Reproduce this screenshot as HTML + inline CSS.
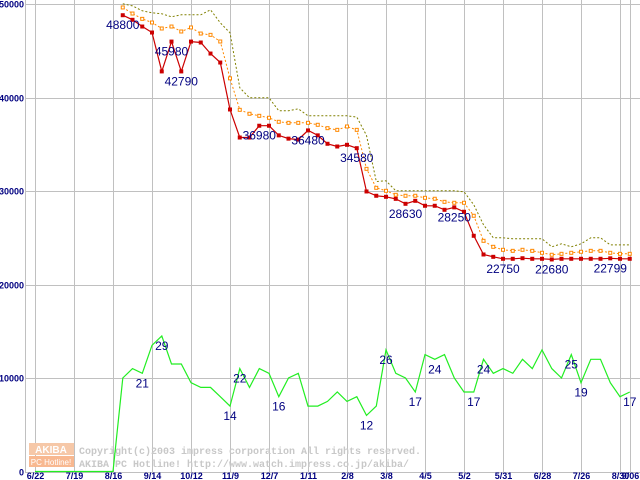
<!DOCTYPE html>
<html><head><meta charset="utf-8"><style>
html,body{margin:0;padding:0;background:#fff;}
svg{display:block;}
text{font-family:"Liberation Sans",sans-serif;}
</style></head><body>
<svg id="chart" width="640" height="480" viewBox="0 0 640 480" xmlns="http://www.w3.org/2000/svg">
<g id="grid"></g>
<g id="watermark">
  <rect x="29" y="443" width="45" height="12" fill="#f6c8a8"/>
  <rect x="29" y="456" width="45" height="11" fill="#f8b890"/>
  <text x="51" y="453" font-size="10" font-weight="bold" fill="#fff" text-anchor="middle">AKIBA</text>
  <text x="51" y="465" font-size="8" fill="#fff" text-anchor="middle">PC Hotline!</text>
  <text x="79" y="454" font-size="10" font-weight="bold" fill="#c8c8c8" style="font-family:'Liberation Mono',monospace">Copyright(c)2003 impress corporation All rights reserved.</text>
  <text x="79" y="467" font-size="10" font-weight="bold" fill="#c8c8c8" style="font-family:'Liberation Mono',monospace">AKIBA PC Hotline!  http://www.watch.impress.co.jp/akiba/</text>
</g>
<g id="series"></g>
<g id="labels"></g>
</svg>
<script>
const xTickIdx = [0,4,8,12,16,20,24,28,32,36,40,44,48,52,56,60,61];
const xTickLabels = ["6/22","7/19","8/16","9/14","10/12","11/9","12/7","1/11","2/8","3/8","4/5","5/2","5/31","6/28","7/26","8/30","9/06"];
const yTicks = [0,10000,20000,30000,40000,50000];
const priceStart = 9;
const minPrice = [48800,48310,47590,46950,42790,45980,42790,45980,45880,44700,43740,38720,35720,35720,36980,36980,35950,35600,35500,36480,35950,35050,34760,34940,34580,29950,29490,29380,29160,28630,28950,28420,28420,27990,28250,27780,25210,23210,22960,22750,22750,22810,22750,22750,22680,22750,22750,22750,22750,22750,22799,22750,22750];
const avgPrice = [49630,48980,48410,48020,47380,47590,47060,47490,46840,46700,45990,42050,38680,38260,38040,37830,37400,37290,37290,37290,37080,36720,36540,36900,36540,32370,30340,30020,29590,29490,29490,29270,29170,28840,28740,28740,27350,24670,24030,23710,23600,23710,23600,23390,23180,23280,23390,23500,23600,23600,23390,23280,23280];
const maxPrice = [50020,49800,49270,49060,48950,48630,48840,48840,48840,49380,47990,46920,41040,39970,39970,39970,38580,38580,38790,38040,38040,38040,38040,38040,37900,35950,31020,31090,30020,30020,30020,30020,30020,30020,30020,29910,28520,26380,24990,24990,24890,24890,24890,24890,24030,24350,24030,24350,24990,24990,24240,24240,24240];
const shopCount = [0,0,0,0,0,0,0,0,0,20,22,21,27,29,23,23,19,18,18,16,14,22,18,22,21,16,20,21,14,14,15,17,15,16,12,14,26,21,20,17,25,24,25,20,17,17,24,21,22,21,24,22,26,22,20,25,19,24,24,19,16,17];
const priceLabelIdx = [9,14,15,23,28,33,38,43,48,53,59];
const priceLabelText = ["48800","45980","42790","36980","36480","34580","28630","28250","22750","22680","22799"];
const countLabelIdx = [11,13,20,21,25,34,36,39,41,45,46,55,56,61];

const NS="http://www.w3.org/2000/svg";
function xs(i){return 35+i*9.75;}
function ys(v){return 471.5-v*0.00935;}
function mk(tag,attrs,parent){const e=document.createElementNS(NS,tag);for(const k in attrs)e.setAttribute(k,attrs[k]);parent.appendChild(e);return e;}
const grid=document.getElementById('grid'),series=document.getElementById('series'),labels=document.getElementById('labels');

let l=mk('line',{x1:25.5,y1:0,x2:25.5,y2:472,stroke:'#c0c0c0'},grid);


yTicks.forEach(v=>{
  const y=Math.round(ys(v))+0.5;
  const g=mk('line',{x1:25,y1:y,x2:640,y2:y,stroke:'#c0c0c0'},grid);
  
  
  const t=mk('text',{x:24,y:y+3,'font-size':9,'font-weight':'bold',fill:'#000080','text-anchor':'end'},grid);
  t.textContent=String(v);
  
  
});
xTickIdx.forEach((i,k)=>{
  const x=Math.round(xs(i))+0.5;
  const g=mk('line',{x1:x,y1:0,x2:x,y2:472,stroke:'#c0c0c0'},grid);
  
  
  const t=mk('text',{x:x,y:479,'font-size':9,'font-weight':'bold',fill:'#000080','text-anchor':'middle'},grid);
  t.textContent=xTickLabels[k];
  
  
});

function pts(arr,off){return arr.map((v,j)=>xs(j+off).toFixed(1)+','+ys(v).toFixed(1)).join(' ');}
let p=mk('polyline',{points:pts(shopCount.map(c=>c*500),0),fill:'none',stroke:'#22ee22','stroke-width':1.2},series);


p=mk('polyline',{points:pts(maxPrice,priceStart),fill:'none',stroke:'#808000','stroke-width':1,'stroke-dasharray':'2,2'},series);


p=mk('polyline',{points:pts(avgPrice,priceStart),fill:'none',stroke:'#ff8800','stroke-width':1,'stroke-dasharray':'2,2'},series);


avgPrice.forEach((v,j)=>{
  const r=mk('rect',{x:xs(j+priceStart)-1.5,y:ys(v)-1.5,width:3,height:3,fill:'#fff',stroke:'#ff8800','stroke-width':1},series);
  
  
});
p=mk('polyline',{points:pts(minPrice,priceStart),fill:'none',stroke:'#cc0000','stroke-width':1.2},series);


minPrice.forEach((v,j)=>{
  const r=mk('rect',{x:xs(j+priceStart)-2,y:ys(v)-2,width:4,height:4,fill:'#cc0000'},series);
  
  
});
priceLabelIdx.forEach((i,k)=>{
  const t=mk('text',{x:xs(i),y:ys(minPrice[i-priceStart])+14,'font-size':12,fill:'#000080','text-anchor':'middle'},labels);
  t.textContent=priceLabelText[k];
  
  
});
countLabelIdx.forEach(i=>{
  const t=mk('text',{x:xs(i),y:ys(shopCount[i]*500)+14,'font-size':12,fill:'#000080','text-anchor':'middle'},labels);
  t.textContent=String(shopCount[i]);
  
  
});
</script>
</body></html>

..........

(What the task asks): Transcribe all the lines above exactly, apart from the pictures.

(Finished task):
Reproduce this screenshot as HTML + inline CSS.
<!DOCTYPE html>
<html><head><meta charset="utf-8"><style>
html,body{margin:0;padding:0;background:#fff;}
svg{display:block;}
text{font-family:"Liberation Sans",sans-serif;}
</style></head><body>
<svg id="chart" width="640" height="480" viewBox="0 0 640 480" xmlns="http://www.w3.org/2000/svg">
<g id="grid"></g>
<g id="watermark">
  <rect x="29" y="443" width="45" height="12" fill="#f6c8a8"/>
  <rect x="29" y="456" width="45" height="11" fill="#f8b890"/>
  <text x="51" y="453" font-size="10" font-weight="bold" fill="#fff" text-anchor="middle">AKIBA</text>
  <text x="51" y="465" font-size="8" fill="#fff" text-anchor="middle">PC Hotline!</text>
  <text x="79" y="454" font-size="10" font-weight="bold" fill="#c8c8c8" style="font-family:'Liberation Mono',monospace">Copyright(c)2003 impress corporation All rights reserved.</text>
  <text x="79" y="467" font-size="10" font-weight="bold" fill="#c8c8c8" style="font-family:'Liberation Mono',monospace">AKIBA PC Hotline!  http://www.watch.impress.co.jp/akiba/</text>
</g>
<g id="series"></g>
<g id="labels"></g>
</svg>
<script>
const xTickIdx = [0,4,8,12,16,20,24,28,32,36,40,44,48,52,56,60,61];
const xTickLabels = ["6/22","7/19","8/16","9/14","10/12","11/9","12/7","1/11","2/8","3/8","4/5","5/2","5/31","6/28","7/26","8/30","9/06"];
const yTicks = [0,10000,20000,30000,40000,50000];
const priceStart = 9;
const minPrice = [48800,48310,47590,46950,42790,45980,42790,45980,45880,44700,43740,38720,35720,35720,36980,36980,35950,35600,35500,36480,35950,35050,34760,34940,34580,29950,29490,29380,29160,28630,28950,28420,28420,27990,28250,27780,25210,23210,22960,22750,22750,22810,22750,22750,22680,22750,22750,22750,22750,22750,22799,22750,22750];
const avgPrice = [49630,48980,48410,48020,47380,47590,47060,47490,46840,46700,45990,42050,38680,38260,38040,37830,37400,37290,37290,37290,37080,36720,36540,36900,36540,32370,30340,30020,29590,29490,29490,29270,29170,28840,28740,28740,27350,24670,24030,23710,23600,23710,23600,23390,23180,23280,23390,23500,23600,23600,23390,23280,23280];
const maxPrice = [50020,49800,49270,49060,48950,48630,48840,48840,48840,49380,47990,46920,41040,39970,39970,39970,38580,38580,38790,38040,38040,38040,38040,38040,37900,35950,31020,31090,30020,30020,30020,30020,30020,30020,30020,29910,28520,26380,24990,24990,24890,24890,24890,24890,24030,24350,24030,24350,24990,24990,24240,24240,24240];
const shopCount = [0,0,0,0,0,0,0,0,0,20,22,21,27,29,23,23,19,18,18,16,14,22,18,22,21,16,20,21,14,14,15,17,15,16,12,14,26,21,20,17,25,24,25,20,17,17,24,21,22,21,24,22,26,22,20,25,19,24,24,19,16,17];
const priceLabelIdx = [9,14,15,23,28,33,38,43,48,53,59];
const priceLabelText = ["48800","45980","42790","36980","36480","34580","28630","28250","22750","22680","22799"];
const countLabelIdx = [11,13,20,21,25,34,36,39,41,45,46,55,56,61];

const NS="http://www.w3.org/2000/svg";
function xs(i){return 35+i*9.75;}
function ys(v){return 471.5-v*0.00935;}
function mk(tag,attrs,parent){const e=document.createElementNS(NS,tag);for(const k in attrs)e.setAttribute(k,attrs[k]);parent.appendChild(e);return e;}
const grid=document.getElementById('grid'),series=document.getElementById('series'),labels=document.getElementById('labels');

let l=mk('line',{x1:25.5,y1:0,x2:25.5,y2:472,stroke:'#c0c0c0'},grid);


yTicks.forEach(v=>{
  const y=Math.round(ys(v))+0.5;
  const g=mk('line',{x1:25,y1:y,x2:640,y2:y,stroke:'#c0c0c0'},grid);
  
  
  const t=mk('text',{x:24,y:y+3,'font-size':9,'font-weight':'bold',fill:'#000080','text-anchor':'end'},grid);
  t.textContent=String(v);
  
  
});
xTickIdx.forEach((i,k)=>{
  const x=Math.round(xs(i))+0.5;
  const g=mk('line',{x1:x,y1:0,x2:x,y2:472,stroke:'#c0c0c0'},grid);
  
  
  const t=mk('text',{x:x,y:479,'font-size':9,'font-weight':'bold',fill:'#000080','text-anchor':'middle'},grid);
  t.textContent=xTickLabels[k];
  
  
});

function pts(arr,off){return arr.map((v,j)=>xs(j+off).toFixed(1)+','+ys(v).toFixed(1)).join(' ');}
let p=mk('polyline',{points:pts(shopCount.map(c=>c*500),0),fill:'none',stroke:'#22ee22','stroke-width':1.2},series);


p=mk('polyline',{points:pts(maxPrice,priceStart),fill:'none',stroke:'#808000','stroke-width':1,'stroke-dasharray':'2,2'},series);


p=mk('polyline',{points:pts(avgPrice,priceStart),fill:'none',stroke:'#ff8800','stroke-width':1,'stroke-dasharray':'2,2'},series);


avgPrice.forEach((v,j)=>{
  const r=mk('rect',{x:xs(j+priceStart)-1.5,y:ys(v)-1.5,width:3,height:3,fill:'#fff',stroke:'#ff8800','stroke-width':1},series);
  
  
});
p=mk('polyline',{points:pts(minPrice,priceStart),fill:'none',stroke:'#cc0000','stroke-width':1.2},series);


minPrice.forEach((v,j)=>{
  const r=mk('rect',{x:xs(j+priceStart)-2,y:ys(v)-2,width:4,height:4,fill:'#cc0000'},series);
  
  
});
priceLabelIdx.forEach((i,k)=>{
  const t=mk('text',{x:xs(i),y:ys(minPrice[i-priceStart])+14,'font-size':12,fill:'#000080','text-anchor':'middle'},labels);
  t.textContent=priceLabelText[k];
  
  
});
countLabelIdx.forEach(i=>{
  const t=mk('text',{x:xs(i),y:ys(shopCount[i]*500)+14,'font-size':12,fill:'#000080','text-anchor':'middle'},labels);
  t.textContent=String(shopCount[i]);
  
  
});
</script>
</body></html>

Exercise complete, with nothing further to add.